Document your life

Why do we take photos?

Do we just shoot posed relatives with pyramids in the background? Or perhaps we are artistic photographers who shoot carefully lit set-up shots like this (three speedlights, using Pocketwizards)?

Yes, that too – of course. Sure, as a photographer you have a preference. Travel. Your kids. Portraits. Parties. Weddings. All great stuff. Do it.

But I urge you all to also shoot “your ordinary life”.

The Beatles became famous in spite of (or because of?) the fact that they wrote about the ordinary lives of ordinary Englishmen. I urge you all to shoot your own life.

Like the traffic jam you find yourself in on your way to a class that reduces your progress to less than walking speed. Grab your camera!

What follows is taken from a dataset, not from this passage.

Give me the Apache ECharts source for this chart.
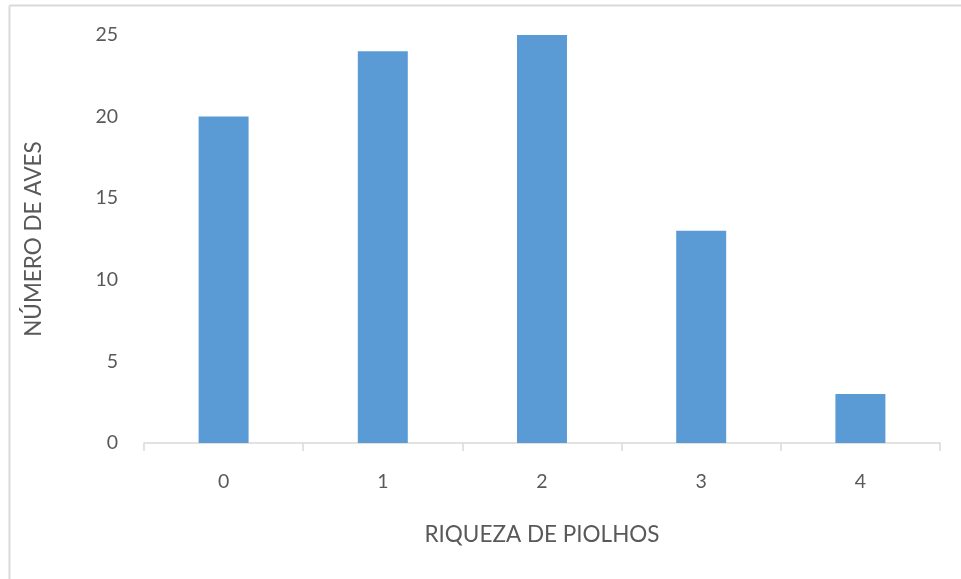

Or the jam you find yourself in eight hours later leaving the class, even though it is almost 8pm (Toronto’s rush hour now lasts from 7am until 8pm):

Or the McDonalds where you buy lunch, wondering when the lady on the left will give birth – she looks ten months pregnant – or why the lady on the right is talking loudly to herself and Jesus (this is downtown Toronto, in an area with many, shall we say needy people):

Or the nice ladies in the class who have great cameras and are learning more about them than they thought possible:

Or indeed the view – and the light – from the front porch at the end of the day, when you are unwinding with a nice glass of Californian Syrah:

The point is – your ordinary life is very much worth documenting. I wish today that I had pictures like this of my life ten years ago, or 20 years ago, or indeed 30 years ago when I was in Baghdad. If you document a day in your life today, ten years from now it’ll be “those were the days”. Invaluable for you, and for your kids, and for your great-grandchildren.

So the tip of the day: document an ordinary day in your ordinary life.

Boot notes: I used the Fuji X100 today, still shooting in JPG mode, for all these images except the first. And I am still amazed at how well it works. The indoors and evening shots were taken at 1600 and 3200 ISO. You can’t tell. 3200 is the new 800! Secondly: as before, I hasten to assure you that I would never take images from a moving vehicle – that is illegal and unsafe.